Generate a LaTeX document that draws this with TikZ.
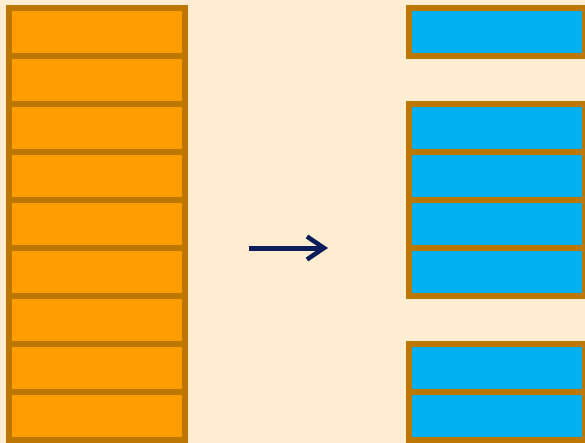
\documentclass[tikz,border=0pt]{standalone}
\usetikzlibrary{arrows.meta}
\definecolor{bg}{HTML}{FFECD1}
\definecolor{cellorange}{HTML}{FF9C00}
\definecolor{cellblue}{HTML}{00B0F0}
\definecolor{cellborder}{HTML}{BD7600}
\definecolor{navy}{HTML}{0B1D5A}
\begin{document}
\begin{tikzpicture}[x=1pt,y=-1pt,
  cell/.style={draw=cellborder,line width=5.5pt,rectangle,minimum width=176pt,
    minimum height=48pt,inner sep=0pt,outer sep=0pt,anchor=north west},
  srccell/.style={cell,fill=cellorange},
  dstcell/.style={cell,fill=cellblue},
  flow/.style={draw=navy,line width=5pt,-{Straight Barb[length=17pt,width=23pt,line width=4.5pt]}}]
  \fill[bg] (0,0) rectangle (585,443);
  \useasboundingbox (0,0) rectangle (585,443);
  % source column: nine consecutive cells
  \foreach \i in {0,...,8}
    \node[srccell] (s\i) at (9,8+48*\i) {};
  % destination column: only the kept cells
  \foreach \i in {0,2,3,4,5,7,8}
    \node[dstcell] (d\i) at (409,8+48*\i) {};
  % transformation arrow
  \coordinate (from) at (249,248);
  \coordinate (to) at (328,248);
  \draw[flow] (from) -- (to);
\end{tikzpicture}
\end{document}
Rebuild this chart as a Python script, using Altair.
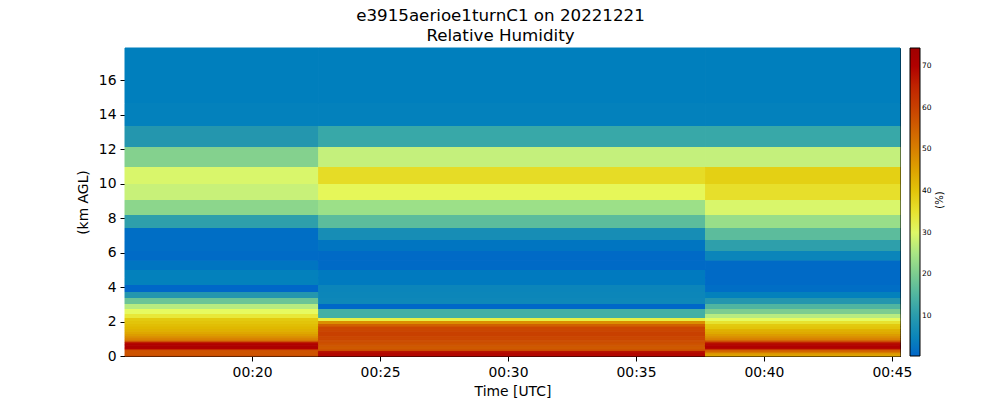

※

Transcribe the material exactly, keeping every word and none of the pictures.

Generate a LaTeX document that draws this with TikZ.
\documentclass[tikz,border=0pt]{standalone}
\usetikzlibrary{arrows.meta}
\definecolor{bg}{HTML}{FFECD1}
\definecolor{cellorange}{HTML}{FF9C00}
\definecolor{cellblue}{HTML}{00B0F0}
\definecolor{cellborder}{HTML}{BD7600}
\definecolor{navy}{HTML}{0B1D5A}
\begin{document}
\begin{tikzpicture}[x=1pt,y=-1pt,
  cell/.style={draw=cellborder,line width=5.5pt,rectangle,minimum width=176pt,
    minimum height=48pt,inner sep=0pt,outer sep=0pt,anchor=north west},
  srccell/.style={cell,fill=cellorange},
  dstcell/.style={cell,fill=cellblue},
  flow/.style={draw=navy,line width=5pt,-{Straight Barb[length=17pt,width=23pt,line width=4.5pt]}}]
  \fill[bg] (0,0) rectangle (585,443);
  \useasboundingbox (0,0) rectangle (585,443);
  % source column: nine consecutive cells
  \foreach \i in {0,...,8}
    \node[srccell] (s\i) at (9,8+48*\i) {};
  % destination column: only the kept cells
  \foreach \i in {0,2,3,4,5,7,8}
    \node[dstcell] (d\i) at (409,8+48*\i) {};
  % transformation arrow
  \coordinate (from) at (249,248);
  \coordinate (to) at (328,248);
  \draw[flow] (from) -- (to);
\end{tikzpicture}
\end{document}
Rebuild this chart as a Python script, using Altair.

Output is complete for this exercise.